Exercise requirements: Copy the data that follows, character for character, minus the pictures.

------------------------------------------------------------

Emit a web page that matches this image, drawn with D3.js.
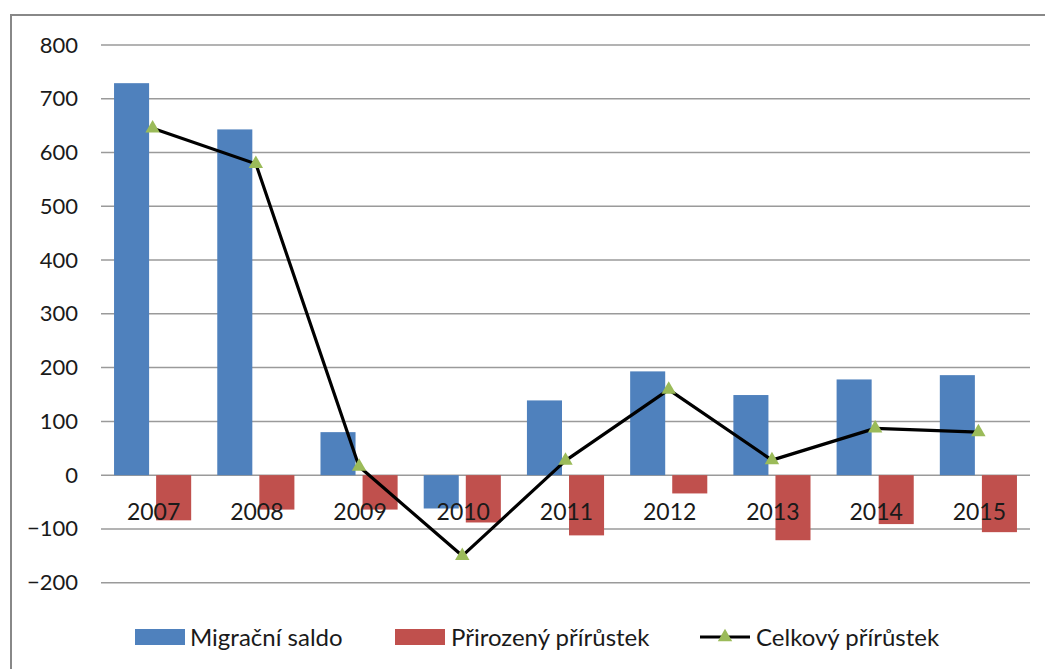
<!DOCTYPE html>
<html>
<head>
<meta charset="utf-8">
<script src="https://cdn.jsdelivr.net/npm/d3@7"></script>
<style>
  body { margin: 0; background: #fff; }
  svg { display: block; font-family: Lato, "Open Sans", sans-serif; }
</style>
</head>
<body>
<svg id="chart"></svg>
<script>
let years = ['2007', '2008', '2009', '2010', '2011', '2012', '2013', '2014', '2015']
let migracni = [729, 643, 80, -62, 139, 193, 149, 178, 186]
let prirozeny = [-84, -64, -64, -88, -112, -34, -121, -91, -106]
let celkovy = [645, 579, 16, -150, 27, 159, 28, 87, 80]
let yTicks = [-200, -100, 0, 100, 200, 300, 400, 500, 600, 700, 800]
let seriesNames = ['Migrační saldo', 'Přirozený přírůstek', 'Celkový přírůstek']

let width = 1045
let height = 669

let svg = d3.select('#chart')
    .attr('width', width)
    .attr('height', height)

// outer frame (runs off the right and bottom edges)
svg.append('rect')
    .attr('x', 11).attr('y', 15)
    .attr('width', 1060).attr('height', 700)
    .attr('fill', 'none')
    .attr('stroke', '#888')
    .attr('stroke-width', 2)

let xScale = d3.scaleBand()
    .domain(years)
    .range([101, 1030])

let innerScale = d3.scaleBand()
    .domain(['m', 'p'])
    .range([0, xScale.bandwidth()])
    .paddingInner(0.167)
    .paddingOuter(0.31)

let yScale = d3.scaleLinear()
    .domain([-200, 800])
    .range([582.7, 45])

// gridlines
svg.append('g')
    .selectAll('line')
    .data(yTicks)
    .enter()
    .append('line')
    .attr('x1', 101).attr('x2', 1030)
    .attr('y1', d => yScale(d)).attr('y2', d => yScale(d))
    .attr('stroke', '#9a9a9a')
    .attr('stroke-width', 1.5)

// y tick labels
let yAxis = d3.axisLeft(yScale).tickValues(yTicks).tickSize(0).tickPadding(0)
svg.append('g')
    .attr('transform', 'translate(78, 0)')
    .call(yAxis)
    .call(g => g.select('.domain').remove())
    .selectAll('text')
    .attr('font-size', 22)
    .attr('font-family', 'Lato, "Open Sans", sans-serif')
    .attr('fill', '#1a1a1a')

// bars
let barData = years.map((y, i) => ({ year: y, m: migracni[i], p: prirozeny[i] }))

svg.append('g')
    .selectAll('rect')
    .data(barData)
    .enter()
    .append('rect')
    .attr('x', d => xScale(d.year) + innerScale('m'))
    .attr('width', innerScale.bandwidth())
    .attr('y', d => yScale(Math.max(0, d.m)))
    .attr('height', d => Math.abs(yScale(d.m) - yScale(0)))
    .attr('fill', '#4f81bd')

svg.append('g')
    .selectAll('rect')
    .data(barData)
    .enter()
    .append('rect')
    .attr('x', d => xScale(d.year) + innerScale('p'))
    .attr('width', innerScale.bandwidth())
    .attr('y', d => yScale(Math.max(0, d.p)))
    .attr('height', d => Math.abs(yScale(d.p) - yScale(0)))
    .attr('fill', '#c0504d')

// category labels (drawn over the bars, like the original)
svg.append('g')
    .selectAll('text')
    .data(years)
    .enter()
    .append('text')
    .attr('x', d => xScale(d) + xScale.bandwidth() / 2 + 1)
    .attr('y', 520)
    .attr('text-anchor', 'middle')
    .attr('font-size', 23)
    .attr('fill', '#1a1a1a')
    .text(d => d)

// total line
let line = d3.line()
    .x((d, i) => xScale(years[i]) + xScale.bandwidth() / 2)
    .y(d => yScale(d))

svg.append('path')
    .datum(celkovy)
    .attr('d', line)
    .attr('fill', 'none')
    .attr('stroke', '#000')
    .attr('stroke-width', 3.2)
    .attr('stroke-linejoin', 'round')

let triangle = d3.symbol().type(d3.symbolTriangle).size(90)

svg.append('g')
    .selectAll('path')
    .data(celkovy)
    .enter()
    .append('path')
    .attr('d', triangle)
    .attr('transform', (d, i) => 'translate(' + (xScale(years[i]) + xScale.bandwidth() / 2) + ',' + yScale(d) + ')')
    .attr('fill', '#9bbb59')

// legend
let legend = svg.append('g').attr('font-size', 24).attr('fill', '#1a1a1a')

legend.append('rect').attr('x', 135).attr('y', 629).attr('width', 50).attr('height', 16).attr('fill', '#4f81bd')
legend.append('text').attr('x', 190).attr('y', 646).text(seriesNames[0])

legend.append('rect').attr('x', 395).attr('y', 629).attr('width', 50).attr('height', 16).attr('fill', '#c0504d')
legend.append('text').attr('x', 451).attr('y', 646).text(seriesNames[1])

legend.append('line').attr('x1', 700).attr('x2', 750).attr('y1', 637).attr('y2', 637)
    .attr('stroke', '#000').attr('stroke-width', 3.2)
legend.append('path').attr('d', triangle).attr('transform', 'translate(725,637)').attr('fill', '#9bbb59')
legend.append('text').attr('x', 756).attr('y', 646).text(seriesNames[2])
</script>
</body>
</html>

------------------------------------------------------------

The solution:
Emit a web page that matches this image, drawn with D3.js.
<!DOCTYPE html>
<html>
<head>
<meta charset="utf-8">
<script src="https://cdn.jsdelivr.net/npm/d3@7"></script>
<style>
  body { margin: 0; background: #fff; }
  svg { display: block; font-family: Lato, "Open Sans", sans-serif; }
</style>
</head>
<body>
<svg id="chart"></svg>
<script>
let years = ['2007', '2008', '2009', '2010', '2011', '2012', '2013', '2014', '2015']
let migracni = [729, 643, 80, -62, 139, 193, 149, 178, 186]
let prirozeny = [-84, -64, -64, -88, -112, -34, -121, -91, -106]
let celkovy = [645, 579, 16, -150, 27, 159, 28, 87, 80]
let yTicks = [-200, -100, 0, 100, 200, 300, 400, 500, 600, 700, 800]
let seriesNames = ['Migrační saldo', 'Přirozený přírůstek', 'Celkový přírůstek']

let width = 1045
let height = 669

let svg = d3.select('#chart')
    .attr('width', width)
    .attr('height', height)

// outer frame (runs off the right and bottom edges)
svg.append('rect')
    .attr('x', 11).attr('y', 15)
    .attr('width', 1060).attr('height', 700)
    .attr('fill', 'none')
    .attr('stroke', '#888')
    .attr('stroke-width', 2)

let xScale = d3.scaleBand()
    .domain(years)
    .range([101, 1030])

let innerScale = d3.scaleBand()
    .domain(['m', 'p'])
    .range([0, xScale.bandwidth()])
    .paddingInner(0.167)
    .paddingOuter(0.31)

let yScale = d3.scaleLinear()
    .domain([-200, 800])
    .range([582.7, 45])

// gridlines
svg.append('g')
    .selectAll('line')
    .data(yTicks)
    .enter()
    .append('line')
    .attr('x1', 101).attr('x2', 1030)
    .attr('y1', d => yScale(d)).attr('y2', d => yScale(d))
    .attr('stroke', '#9a9a9a')
    .attr('stroke-width', 1.5)

// y tick labels
let yAxis = d3.axisLeft(yScale).tickValues(yTicks).tickSize(0).tickPadding(0)
svg.append('g')
    .attr('transform', 'translate(78, 0)')
    .call(yAxis)
    .call(g => g.select('.domain').remove())
    .selectAll('text')
    .attr('font-size', 22)
    .attr('font-family', 'Lato, "Open Sans", sans-serif')
    .attr('fill', '#1a1a1a')

// bars
let barData = years.map((y, i) => ({ year: y, m: migracni[i], p: prirozeny[i] }))

svg.append('g')
    .selectAll('rect')
    .data(barData)
    .enter()
    .append('rect')
    .attr('x', d => xScale(d.year) + innerScale('m'))
    .attr('width', innerScale.bandwidth())
    .attr('y', d => yScale(Math.max(0, d.m)))
    .attr('height', d => Math.abs(yScale(d.m) - yScale(0)))
    .attr('fill', '#4f81bd')

svg.append('g')
    .selectAll('rect')
    .data(barData)
    .enter()
    .append('rect')
    .attr('x', d => xScale(d.year) + innerScale('p'))
    .attr('width', innerScale.bandwidth())
    .attr('y', d => yScale(Math.max(0, d.p)))
    .attr('height', d => Math.abs(yScale(d.p) - yScale(0)))
    .attr('fill', '#c0504d')

// category labels (drawn over the bars, like the original)
svg.append('g')
    .selectAll('text')
    .data(years)
    .enter()
    .append('text')
    .attr('x', d => xScale(d) + xScale.bandwidth() / 2 + 1)
    .attr('y', 520)
    .attr('text-anchor', 'middle')
    .attr('font-size', 23)
    .attr('fill', '#1a1a1a')
    .text(d => d)

// total line
let line = d3.line()
    .x((d, i) => xScale(years[i]) + xScale.bandwidth() / 2)
    .y(d => yScale(d))

svg.append('path')
    .datum(celkovy)
    .attr('d', line)
    .attr('fill', 'none')
    .attr('stroke', '#000')
    .attr('stroke-width', 3.2)
    .attr('stroke-linejoin', 'round')

let triangle = d3.symbol().type(d3.symbolTriangle).size(90)

svg.append('g')
    .selectAll('path')
    .data(celkovy)
    .enter()
    .append('path')
    .attr('d', triangle)
    .attr('transform', (d, i) => 'translate(' + (xScale(years[i]) + xScale.bandwidth() / 2) + ',' + yScale(d) + ')')
    .attr('fill', '#9bbb59')

// legend
let legend = svg.append('g').attr('font-size', 24).attr('fill', '#1a1a1a')

legend.append('rect').attr('x', 135).attr('y', 629).attr('width', 50).attr('height', 16).attr('fill', '#4f81bd')
legend.append('text').attr('x', 190).attr('y', 646).text(seriesNames[0])

legend.append('rect').attr('x', 395).attr('y', 629).attr('width', 50).attr('height', 16).attr('fill', '#c0504d')
legend.append('text').attr('x', 451).attr('y', 646).text(seriesNames[1])

legend.append('line').attr('x1', 700).attr('x2', 750).attr('y1', 637).attr('y2', 637)
    .attr('stroke', '#000').attr('stroke-width', 3.2)
legend.append('path').attr('d', triangle).attr('transform', 'translate(725,637)').attr('fill', '#9bbb59')
legend.append('text').attr('x', 756).attr('y', 646).text(seriesNames[2])
</script>
</body>
</html>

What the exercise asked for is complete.